Ijazah, Fitnah dan Politik Murahan
Kontroversi mengenai keaslian ijazah Presiden Indonesia ke-7, Joko Widodo (Jokowi), tampaknya belum juga reda, meskipun hasil penyelidikan resmi kepolisian sudah menegaskan dokumen tersebut asli. Kasus ini berawal dari tudingan sejumlah pihak yang menyebut ijazah sarjana Jokowi dari Universitas Gadjah Mada (UGM) palsu, dan ada pihak yang memalsukan maupun mencetaknya. Nama mantan Wakil Menteri Desa, Paiman Raharjo, bahkan ikut terseret karena dituding sebagai "dalang" dalam praktik pemalsuan.

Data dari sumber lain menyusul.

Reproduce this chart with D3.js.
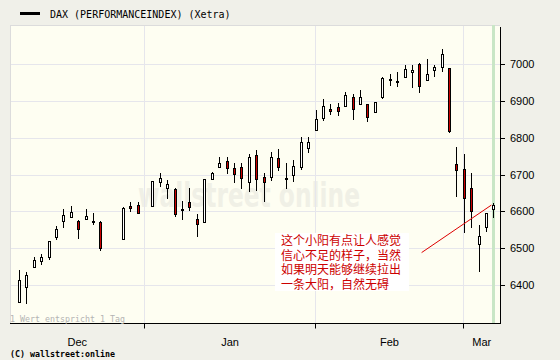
<!DOCTYPE html>
<html>
<head>
<meta charset="utf-8">
<script src="https://cdn.jsdelivr.net/npm/d3@7"></script>
<style>
  body { margin: 0; background: #f0f0e9; }
</style>
</head>
<body>
<div id="container"></div>
<script>
const dates = [
  "2006-12-07", "2006-12-08", "2006-12-11", "2006-12-12", "2006-12-13", "2006-12-14", "2006-12-15",
  "2006-12-18", "2006-12-19", "2006-12-20", "2006-12-21", "2006-12-22", "2006-12-27", "2006-12-28", "2006-12-29",
  "2007-01-02", "2007-01-03", "2007-01-04", "2007-01-05", "2007-01-08", "2007-01-09", "2007-01-10", "2007-01-11",
  "2007-01-12", "2007-01-15", "2007-01-16", "2007-01-17", "2007-01-18", "2007-01-19", "2007-01-22", "2007-01-23",
  "2007-01-24", "2007-01-25", "2007-01-26", "2007-01-29", "2007-01-30", "2007-01-31",
  "2007-02-01", "2007-02-02", "2007-02-05", "2007-02-06", "2007-02-07", "2007-02-08", "2007-02-09", "2007-02-12",
  "2007-02-13", "2007-02-14", "2007-02-15", "2007-02-16", "2007-02-19", "2007-02-20", "2007-02-21", "2007-02-22",
  "2007-02-23", "2007-02-26", "2007-02-27", "2007-02-28",
  "2007-03-01", "2007-03-02", "2007-03-05", "2007-03-06", "2007-03-07"
]
const open = [
  6355, 6394, 6448, 6464, 6477, 6530, 6573, 6585, 6574, 6578, 6573, 6571, 6524, 6614, 6616,
  6615, 6680, 6663, 6660, 6605, 6625, 6579, 6570, 6689, 6720, 6736, 6717, 6720, 6679, 6753, 6692,
  6692, 6744, 6690, 6700, 6720, 6771,
  6821, 6853, 6878, 6882, 6886, 6910, 6891, 6891, 6869, 6910, 6958, 6955, 6966, 6978, 7000, 6957,
  6985, 6991, 6988, 6729,
  6714, 6663, 6511, 6557, 6606
]
const high = [
  6441, 6435, 6477, 6484, 6520, 6560, 6606, 6615, 6577, 6606, 6596, 6574, 6611, 6626, 6626,
  6682, 6703, 6685, 6663, 6628, 6664, 6592, 6688, 6706, 6748, 6748, 6732, 6732, 6756, 6767, 6705,
  6761, 6770, 6730, 6739, 6802, 6803,
  6875, 6905, 6891, 6895, 6925, 6919, 6929, 6892, 6898, 6966, 6973, 6978, 6997, 6997, 7002, 7014,
  6997, 7041, 6989, 6774,
  6756, 6703, 6563, 6595, 6623
]
const low = [
  6353, 6349, 6445, 6455, 6469, 6521, 6556, 6582, 6524, 6577, 6562, 6493, 6523, 6599, 6594,
  6613, 6667, 6633, 6585, 6577, 6602, 6530, 6568, 6685, 6718, 6701, 6676, 6660, 6652, 6655, 6626,
  6682, 6710, 6660, 6680, 6711, 6758,
  6819, 6846, 6862, 6859, 6884, 6848, 6888, 6843, 6866, 6905, 6941, 6938, 6965, 6936, 6921, 6954,
  6964, 6979, 6814, 6640,
  6542, 6554, 6436, 6545, 6583
]
const close = [
  6414, 6426, 6468, 6475, 6519, 6551, 6589, 6597, 6551, 6587, 6573, 6501, 6608, 6610, 6595,
  6681, 6690, 6673, 6592, 6605, 6613, 6565, 6687, 6703, 6731, 6717, 6701, 6690, 6747, 6687, 6679,
  6747, 6720, 6690, 6724, 6787, 6787,
  6850, 6885, 6872, 6873, 6916, 6877, 6910, 6857, 6896, 6962, 6958, 6955, 6986, 6984, 6941, 6973,
  6991, 7027, 6819, 6712,
  6637, 6602, 6533, 6595, 6617
]
const yTicks = [6400, 6500, 6600, 6700, 6800, 6900, 7000]
const monthStarts = ["2007-01-01", "2007-02-01", "2007-03-01"]
const monthLabels = ["Dec", "Jan", "Feb", "Mar"]
// trend line, in weekday index / index points
const trendX = [37.24, 46.65]
const trendV = [6488, 6617]
const noteLines = [
  "这个小阳有点让人感觉",
  "信心不足的样子，当然",
  "如果明天能够继续拉出",
  "一条大阳，自然无碍"
]

// weekdays counted from Mon 2007-01-01 (holidays keep their slot)
function weekdayIndex (s) {
  const days = Math.round((new Date(s + "T00:00:00Z") - Date.UTC(2007, 0, 1)) / 864e5)
  const weeks = Math.floor(days / 7)
  return weeks * 5 + Math.min(days - weeks * 7, 5)
}

const plotLeft = 10, plotRight = 500, plotTop = 25, plotBottom = 323.5

const x = d3.scaleLinear().domain([-18.27, 47.81]).range([plotLeft, plotRight])
const y = d3.scaleLinear().domain([6400, 7000]).range([285, 64])

const svg = d3.select('#container').append('svg')
  .attr('width', 560)
  .attr('height', 360)
  .style('display', 'block')
  .style('background', '#f0f0e9')

svg.append('rect')
  .attr('x', plotLeft).attr('y', plotTop)
  .attr('width', plotRight - plotLeft).attr('height', plotBottom - plotTop)
  .attr('fill', '#fefef2')

// watermark
svg.append('text')
  .attr('x', 138).attr('y', 207)
  .attr('font-family', 'DejaVu Sans')
  .attr('font-weight', 'bold')
  .attr('font-size', 34)
  .attr('textLength', 222)
  .attr('lengthAdjust', 'spacingAndGlyphs')
  .attr('fill', '#f0f0e6')
  .text('wallstreet online')

// grid
svg.selectAll('.hgrid')
  .data(yTicks)
  .enter()
  .append('line')
  .attr('x1', plotLeft).attr('x2', plotRight)
  .attr('y1', d => Math.round(y(d)) + 0.5)
  .attr('y2', d => Math.round(y(d)) + 0.5)
  .attr('stroke', '#e6e6ec')

const monthX = monthStarts.map(d => Math.round(x(weekdayIndex(d) - 0.17)) + 0.5)

svg.selectAll('.vgrid')
  .data(monthX)
  .enter()
  .append('line')
  .attr('x1', d => d).attr('x2', d => d)
  .attr('y1', plotTop).attr('y2', plotBottom)
  .attr('stroke', '#e6e6ec')

svg.append('line')
  .attr('x1', plotLeft + 0.5).attr('x2', plotLeft + 0.5)
  .attr('y1', plotTop).attr('y2', plotBottom)
  .attr('stroke', '#dcdcdc')
svg.append('line')
  .attr('x1', plotLeft).attr('x2', plotRight)
  .attr('y1', plotTop + 0.5).attr('y2', plotTop + 0.5)
  .attr('stroke', '#dcdcdc')

// current day band
const lastX = x(weekdayIndex(dates[dates.length - 1]))
svg.append('rect')
  .attr('x', Math.floor(lastX) - 1).attr('y', plotTop)
  .attr('width', 3).attr('height', plotBottom - plotTop)
  .attr('fill', '#c9e6c6')

// candles
const candles = dates.map((d, i) => ({
  i: weekdayIndex(d), o: open[i], h: high[i], l: low[i], c: close[i]
}))

const g = svg.append('g')

g.selectAll('.wick')
  .data(candles)
  .enter()
  .append('line')
  .attr('x1', d => Math.floor(x(d.i)) + 0.5)
  .attr('x2', d => Math.floor(x(d.i)) + 0.5)
  .attr('y1', d => Math.round(y(d.h)))
  .attr('y2', d => Math.round(y(d.l)))
  .attr('stroke', '#000')

g.selectAll('.body')
  .data(candles)
  .enter()
  .append('rect')
  .attr('x', d => Math.floor(x(d.i)) - 0.5)
  .attr('width', 2)
  .attr('y', d => Math.round(y(Math.max(d.o, d.c))) + 0.5)
  .attr('height', d => Math.max(1, Math.round(y(Math.min(d.o, d.c))) - Math.round(y(Math.max(d.o, d.c)))))
  .attr('fill', d => d.c > d.o ? '#ffffff' : (d.c < d.o ? '#cc0000' : '#000'))
  .attr('stroke', '#000')

// trend line
svg.append('line')
  .attr('x1', x(trendX[0])).attr('y1', y(trendV[0]))
  .attr('x2', x(trendX[1])).attr('y2', y(trendV[1]))
  .attr('stroke', '#dd0000')
  .attr('stroke-width', 1)

// note
svg.append('rect')
  .attr('x', 275).attr('y', 233)
  .attr('width', 134).attr('height', 58)
  .attr('fill', '#ffffff')

svg.selectAll('.note')
  .data(noteLines)
  .enter()
  .append('text')
  .attr('x', 281)
  .attr('y', (d, i) => 245 + i * 14.5)
  .attr('font-family', 'Noto Sans CJK SC')
  .attr('font-size', 12)
  .attr('fill', '#cc0000')
  .text(d => d)

// axes
svg.append('line')
  .attr('x1', plotRight + 0.5).attr('x2', plotRight + 0.5)
  .attr('y1', 27).attr('y2', plotBottom + 0.5)
  .attr('stroke', '#000')
svg.append('line')
  .attr('x1', plotLeft).attr('x2', plotRight + 1)
  .attr('y1', plotBottom).attr('y2', plotBottom)
  .attr('stroke', '#000')

svg.selectAll('.ytick')
  .data(yTicks)
  .enter()
  .append('line')
  .attr('x1', plotRight).attr('x2', plotRight + 5)
  .attr('y1', d => Math.round(y(d)) + 0.5)
  .attr('y2', d => Math.round(y(d)) + 0.5)
  .attr('stroke', '#000')

svg.selectAll('.ylabel')
  .data(yTicks)
  .enter()
  .append('text')
  .attr('x', 510)
  .attr('y', d => y(d) + 4)
  .attr('font-family', 'Liberation Sans')
  .attr('font-size', 11)
  .attr('fill', '#000')
  .text(d => d)

svg.selectAll('.xtick')
  .data(monthX)
  .enter()
  .append('line')
  .attr('x1', d => d).attr('x2', d => d)
  .attr('y1', plotBottom).attr('y2', plotBottom + 5)
  .attr('stroke', '#000')

const edges = [plotLeft].concat(monthX).concat([plotRight])
svg.selectAll('.xlabel')
  .data(monthLabels)
  .enter()
  .append('text')
  .attr('x', (d, i) => (edges[i] + edges[i + 1]) / 2)
  .attr('y', 345.5)
  .attr('text-anchor', 'middle')
  .attr('font-family', 'Liberation Sans')
  .attr('font-size', 11)
  .attr('fill', '#000')
  .text(d => d)

// legend and footers
svg.append('rect')
  .attr('x', 20).attr('y', 12)
  .attr('width', 20).attr('height', 3)
  .attr('fill', '#000')
svg.append('text')
  .attr('x', 50).attr('y', 17.5)
  .attr('font-family', 'DejaVu Sans Mono')
  .attr('font-size', 10)
  .attr('fill', '#000')
  .text('DAX (PERFORMANCEINDEX) (Xetra)')

svg.append('text')
  .attr('x', 10).attr('y', 322)
  .attr('font-family', 'DejaVu Sans Mono')
  .attr('font-size', 8.3)
  .attr('fill', '#b4b4b4')
  .text('1 Wert entspricht 1 Tag')

svg.append('text')
  .attr('x', 10).attr('y', 357)
  .attr('font-family', 'DejaVu Sans Mono')
  .attr('font-size', 8.3)
  .attr('font-weight', 'bold')
  .attr('fill', '#000')
  .text('(C) wallstreet:online')
</script>
</body>
</html>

Paiman akhirnya menempuh jalur hukum. Mengutip tirto.id edisi 29 Juli 2025, ia menggugat Roy Suryo dan sejumlah tokoh lain, termasuk Eggi Sudjana, dr. Tifauzia Tyassuma (dr. Tifa), Kurnia Tri Royani, Rismon Hasiholan Sianipar, Bambang Suryadi Bitor dan Hermanto. Gugatan ini ditujukan untuk pemulihan nama baik dan perlindungan hukum atas tudingan fitnah yang diarahkan kepadanya.
Dalam pernyataannya, Paiman menegaskan gugatan tersebut merupakan inisiatif pribadinya. Kendati ia sempat bertemu Jokowi di Solo bersama kuasa hukumnya, Farhat Abbas dan mendapat restu moral, namun ia menyebut langkah ini bukan atas permintaan sang mantan presiden. "Saya memang menggugat ini keinginan saya sendiri dalam langkah untuk memulihkan nama baik beliau dan juga nama baik saya. Itu saja. Nggak ada yang bujuk-bujukin," kata Paiman.

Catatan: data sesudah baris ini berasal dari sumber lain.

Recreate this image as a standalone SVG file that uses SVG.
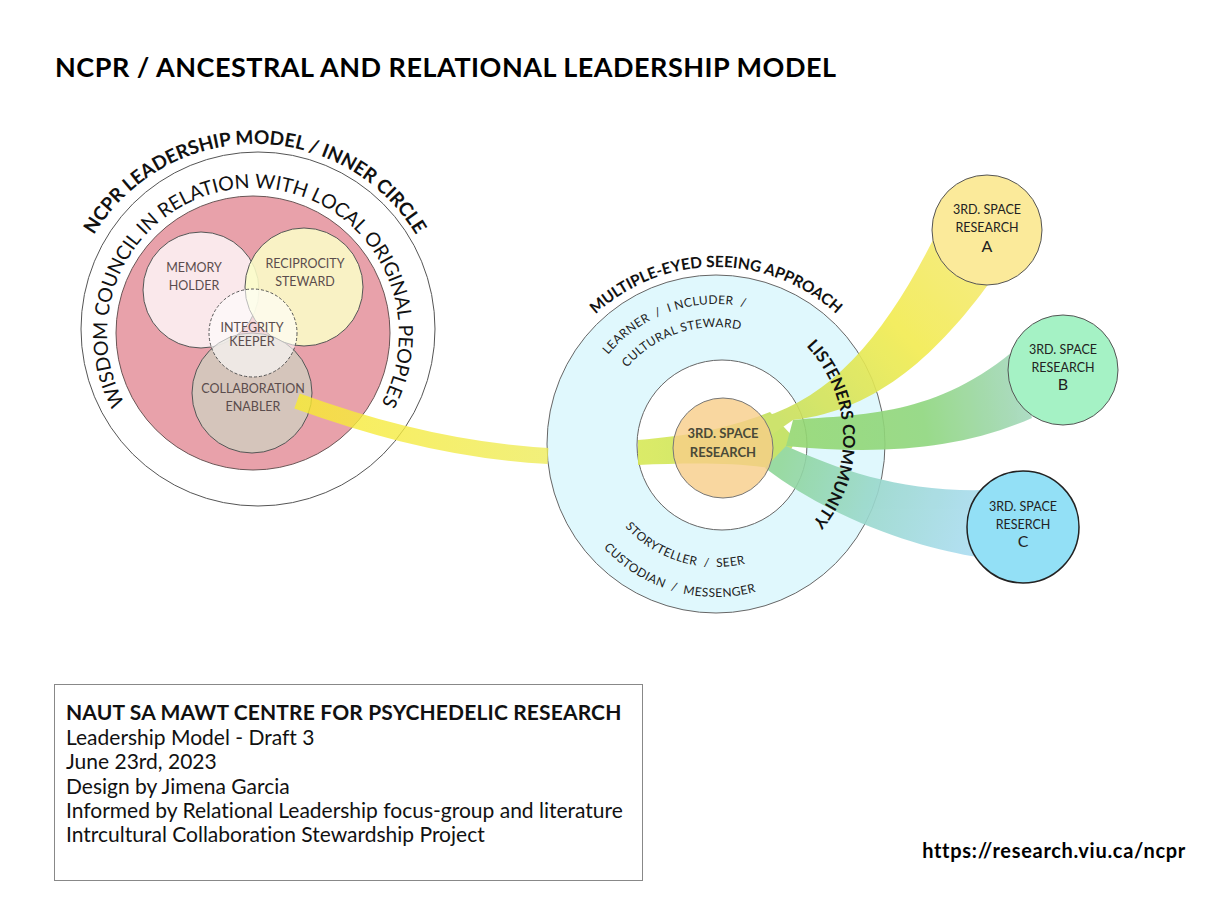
<svg xmlns="http://www.w3.org/2000/svg" width="1224" height="916" viewBox="0 0 1224 916">
<style>
text{font-family:Lato,"Noto Sans","Liberation Sans",sans-serif;font-variant-ligatures:none;font-feature-settings:"liga" 0,"dlig" 0}
.title{font-size:27px;font-weight:700;fill:#000;letter-spacing:0.5px}
.ring{stroke:#555;stroke-width:1}
.lbl{font-size:12.5px;fill:#5a4c4c;text-anchor:middle}
.bold{font-weight:700;fill:#111}
.role{font-size:12px;fill:#222;letter-spacing:0.4px}
.sp{font-size:12.5px;fill:#222;text-anchor:middle}
.big{font-size:16px}
.info{font-size:21px;fill:#111}
</style>
<defs>
<path id="pOuterL" d="M255 520 A188 188 0 0 1 255 144 A188 188 0 0 1 255 520"/>
<path id="pInnerL" d="M253 480 A146 146 0 0 1 253 188 A146 146 0 0 1 253 480"/>
<path id="pMulti" d="M539 444 A177 177 0 0 1 893 444"/>
<path id="pLearn" d="M576 444 A140 140 0 0 1 856 444"/>
<path id="pCult" d="M599 444 A117 117 0 0 1 833 444"/>
<path id="pStory" d="M593 444 A123 123 0 0 0 839 444"/>
<path id="pCust" d="M563 444 A153 153 0 0 0 869 444"/>
<path id="pListen" d="M710 305 A133 133 0 0 1 710 571"/>
<linearGradient id="gLeft" gradientUnits="userSpaceOnUse" x1="297" y1="0" x2="548" y2="0">
<stop offset="0" stop-color="#f9ea30"/><stop offset="1" stop-color="#eeec5a"/>
</linearGradient>
<linearGradient id="gTrunk" gradientUnits="userSpaceOnUse" x1="638" y1="0" x2="790" y2="0">
<stop offset="0" stop-color="#d8e958"/><stop offset="1" stop-color="#bfe05c"/>
</linearGradient>
<linearGradient id="gA" gradientUnits="userSpaceOnUse" x1="780" y1="420" x2="960" y2="250">
<stop offset="0" stop-color="#c8e05e"/><stop offset="0.6" stop-color="#f2ec50"/><stop offset="1" stop-color="#f4ea70"/>
</linearGradient>
<linearGradient id="gB" gradientUnits="userSpaceOnUse" x1="790" y1="430" x2="1030" y2="390">
<stop offset="0" stop-color="#95d872"/><stop offset="0.55" stop-color="#8fd67e"/><stop offset="1" stop-color="#a4d8bf"/>
</linearGradient>
<linearGradient id="gC" gradientUnits="userSpaceOnUse" x1="780" y1="460" x2="980" y2="525">
<stop offset="0" stop-color="#8fd698"/><stop offset="0.5" stop-color="#9ad8cf"/><stop offset="1" stop-color="#aadcf1"/>
</linearGradient>
</defs>
<rect width="1224" height="916" fill="#fff"/>

<text class="title" x="55" y="77">NCPR / ANCESTRAL AND RELATIONAL LEADERSHIP MODEL</text>

<g id="inner-circle">
<circle cx="258" cy="329" r="177" fill="#fff" class="ring"/>
<text class="bold" font-size="19"><textPath href="#pOuterL" startOffset="50%" text-anchor="middle">NCPR LEADERSHIP MODEL / INNER CIRCLE</textPath></text>
<text fill="#111" font-size="19.5"><textPath href="#pInnerL" startOffset="50%" text-anchor="middle">WISDOM COUNCIL IN RELATION WITH LOCAL ORIGINAL PEOPLES</textPath></text>
</g>
<g id="wisdom-council">
<circle cx="253" cy="333" r="137" fill="#e8a1aa" stroke="#6a5555" stroke-width="1"/>
</g>
<g id="memory-holder">
<circle cx="201" cy="290" r="58" fill="#fff" fill-opacity="0.76" stroke="#555" stroke-width="1"/>
<text class="lbl" x="194" y="272">MEMORY</text>
<text class="lbl" x="194" y="290">HOLDER</text>
</g>
<g id="reciprocity-steward">
<circle cx="304" cy="287" r="59" fill="#fafdc8" fill-opacity="0.88" stroke="#555" stroke-width="1"/>
<text class="lbl" x="305" y="268">RECIPROCITY</text>
<text class="lbl" x="305" y="286">STEWARD</text>
</g>
<g id="collaboration-enabler">
<circle cx="252" cy="393" r="60" fill="#d2cbbe" fill-opacity="0.86" stroke="#555" stroke-width="1"/>
<text class="lbl" x="253" y="393">COLLABORATION</text>
<text class="lbl" x="253" y="411">ENABLER</text>
</g>
<g id="integrity-keeper">
<circle cx="253" cy="333" r="44" fill="#fff" fill-opacity="0.6" stroke="#555" stroke-width="1" stroke-dasharray="3 2"/>
<text class="lbl" x="252" y="332">INTEGRITY</text>
<text class="lbl" x="252" y="346">KEEPER</text>
</g>

<g id="listeners-community">
<circle cx="716" cy="444" r="169" fill="#e0f8fd" stroke="#666" stroke-width="1"/>
<text class="bold" font-size="15.5"><textPath href="#pMulti" startOffset="50%" text-anchor="middle">MULTIPLE-EYED SEEING APPROACH</textPath></text>
<text class="role" xml:space="preserve"><textPath href="#pLearn" startOffset="39.4%" text-anchor="middle">LEARNER  /  I NCLUDER  /</textPath></text>
<text class="role"><textPath href="#pCult" startOffset="39.7%" text-anchor="middle">CULTURAL STEWARD</textPath></text>
<text class="role" xml:space="preserve"><textPath href="#pStory" startOffset="40.6%" text-anchor="middle">STORYTELLER  /  SEER</textPath></text>
<text class="role" xml:space="preserve"><textPath href="#pCust" startOffset="41.1%" text-anchor="middle">CUSTODIAN  /  MESSENGER</textPath></text>
</g>
<g id="inner-ring">
<circle cx="722" cy="445" r="85" fill="#fff" stroke="#666" stroke-width="1"/>
</g>

<g id="connectors">
<path d="M297 401 C350 420 440 450 548 456" fill="none" stroke="url(#gLeft)" stroke-width="16" opacity="0.8"/>
<g opacity="0.9">
<path d="M638 440 C690 436 730 428 770 412 L796 440 L780 470 C740 462 690 463 638 465 Z" fill="url(#gTrunk)"/>
<path d="M752 420 C830 402 885 335 934 238 L990 282 C940 350 880 410 793 420 L770 436 Z" fill="url(#gA)"/>
<path d="M793 420 C850 414 930 420 1012 352 L1032 418 C960 450 880 455 786 446 Z" fill="url(#gB)"/>
<path d="M786 446 C840 470 900 492 985 490 L985 560 L978 557 C930 550 840 525 765 468 Z" fill="url(#gC)"/>
</g>
</g>

<g id="listeners-label">
<text class="bold" font-size="16.5"><textPath href="#pListen" startOffset="48.9%" text-anchor="middle">LISTENERS COMMUNITY</textPath></text>
</g>

<g id="third-space-center">
<circle cx="723" cy="448" r="50" fill="#f7cd88" fill-opacity="0.8" stroke="#777" stroke-width="1"/>
<text x="723" y="438" font-size="13" font-weight="700" fill="#4a4a38" text-anchor="middle">3RD. SPACE</text>
<text x="723" y="457" font-size="13" font-weight="700" fill="#4a4a38" text-anchor="middle">RESEARCH</text>
</g>

<g id="research-a">
<circle cx="987" cy="230" r="55" fill="#fbea9a" stroke="#555" stroke-width="1"/>
<text class="sp" x="987" y="214">3RD. SPACE</text>
<text class="sp" x="987" y="232">RESEARCH</text>
<text class="sp big" x="987" y="252">A</text>
</g>
<g id="research-b">
<circle cx="1063" cy="370" r="55" fill="#a5f2c5" stroke="#555" stroke-width="1"/>
<text class="sp" x="1063" y="354">3RD. SPACE</text>
<text class="sp" x="1063" y="372">RESEARCH</text>
<text class="sp big" x="1063" y="390">B</text>
</g>
<g id="research-c">
<circle cx="1023" cy="527" r="56" fill="#93e0f6" stroke="#222" stroke-width="1.5"/>
<text class="sp" x="1023" y="511">3RD. SPACE</text>
<text class="sp" x="1023" y="529">RESERCH</text>
<text class="sp big" x="1023" y="547">C</text>
</g>

<g id="info-box">
<rect x="54.5" y="684.5" width="588" height="196" fill="none" stroke="#888" stroke-width="1"/>
<text class="info" x="66" y="720" font-weight="700" letter-spacing="0.15">NAUT SA MAWT CENTRE FOR PSYCHEDELIC RESEARCH</text>
<text class="info" x="66" y="745">Leadership Model - Draft 3</text>
<text class="info" x="66" y="769">June 23rd, 2023</text>
<text class="info" x="66" y="794">Design by Jimena Garcia</text>
<text class="info" x="66" y="818">Informed by Relational Leadership focus-group and literature</text>
<text class="info" x="66" y="842">Intrcultural Collaboration Stewardship Project</text>
</g>

<text x="1186" y="858" font-size="20" font-weight="700" fill="#000" text-anchor="end" letter-spacing="0.7">https://research.viu.ca/ncpr</text>
</svg>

Farhat Abbas sebagai pengacara menambahkan gugatan ini dilakukan karena fitnah melalui media sosial pada Mei--Juli 2025 telah menyeret nama kliennya secara keji. Padahal, Bareskrim Polri sudah menyatakan dengan tegas ijazah Jokowi asli. Direktorat Tindak Pidana Umum bahkan menutup laporan Roy Suryo terkait dugaan pemalsuan tersebut.

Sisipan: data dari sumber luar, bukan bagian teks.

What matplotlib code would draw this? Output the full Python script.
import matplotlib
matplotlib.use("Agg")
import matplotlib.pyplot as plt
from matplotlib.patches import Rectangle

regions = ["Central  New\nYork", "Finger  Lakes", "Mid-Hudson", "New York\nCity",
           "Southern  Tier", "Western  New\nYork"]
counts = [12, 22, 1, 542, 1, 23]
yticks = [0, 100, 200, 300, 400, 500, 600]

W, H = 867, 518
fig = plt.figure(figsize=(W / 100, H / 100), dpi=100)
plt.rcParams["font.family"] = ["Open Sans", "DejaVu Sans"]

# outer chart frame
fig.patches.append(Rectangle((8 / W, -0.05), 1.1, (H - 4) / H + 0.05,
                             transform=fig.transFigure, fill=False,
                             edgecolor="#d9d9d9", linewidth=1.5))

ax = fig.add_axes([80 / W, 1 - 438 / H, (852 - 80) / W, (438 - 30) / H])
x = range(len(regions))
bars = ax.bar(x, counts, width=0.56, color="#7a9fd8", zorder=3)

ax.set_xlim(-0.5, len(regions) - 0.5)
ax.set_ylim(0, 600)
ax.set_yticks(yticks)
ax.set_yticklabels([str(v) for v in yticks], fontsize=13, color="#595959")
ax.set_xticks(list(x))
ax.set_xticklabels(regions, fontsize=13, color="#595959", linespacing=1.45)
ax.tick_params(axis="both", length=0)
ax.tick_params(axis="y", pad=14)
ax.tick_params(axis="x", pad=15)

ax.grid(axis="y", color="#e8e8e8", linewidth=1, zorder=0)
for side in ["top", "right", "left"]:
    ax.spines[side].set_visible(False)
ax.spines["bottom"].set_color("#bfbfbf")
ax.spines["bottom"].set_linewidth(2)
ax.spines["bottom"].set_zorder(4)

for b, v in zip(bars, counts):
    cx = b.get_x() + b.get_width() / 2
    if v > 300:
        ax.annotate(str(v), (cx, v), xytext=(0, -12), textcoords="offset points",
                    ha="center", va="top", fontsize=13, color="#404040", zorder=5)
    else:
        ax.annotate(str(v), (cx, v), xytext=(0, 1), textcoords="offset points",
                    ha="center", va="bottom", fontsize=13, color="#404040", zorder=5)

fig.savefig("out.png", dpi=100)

Tekanan Massa dan Aksi Jalanan
Persoalan ini tidak hanya bergulir di pengadilan, tetapi juga memicu reaksi publik. Disway.id edisi 26 Mei 2025 melaporkan kelompok bernama Aspirasi Milenial Maluku Indonesia (AMMI) menggelar aksi di depan Polda Metro Jaya. Mereka menuntut agar Roy Suryo, Rismon Sianipar dan kawan-kawan segera ditetapkan sebagai tersangka.
Fauzan Ohorella, koordinator AMMI, menegaskan penyidik seharusnya berani memproses hukum pihak-pihak yang terbukti menyebarkan fitnah. Menurutnya, dasar hukumnya jelas, karena Bareskrim sudah menyatakan ijazah Jokowi asli melalui uji forensik, mulai dari tinta, jenis kertas, hingga font skripsi yang identik dengan standar UGM. Brigjen Djuhandhani Rahardjo Puro, Dirtipidum Bareskrim, juga menegaskan pada 29 Mei 2025 dokumen tersebut otentik.
Bagi AMMI, tindakan Roy Suryo dkk bukan sekadar opini politik, tetapi masuk kategori perbuatan melawan hukum (PMH) sebagaimana diatur dalam pasal 32 ayat (3) UU ITE, dengan ancaman hukuman di atas 10 tahun. Tidak mengherankan jika demonstran mendesak agar status tersangka segera dijatuhkan.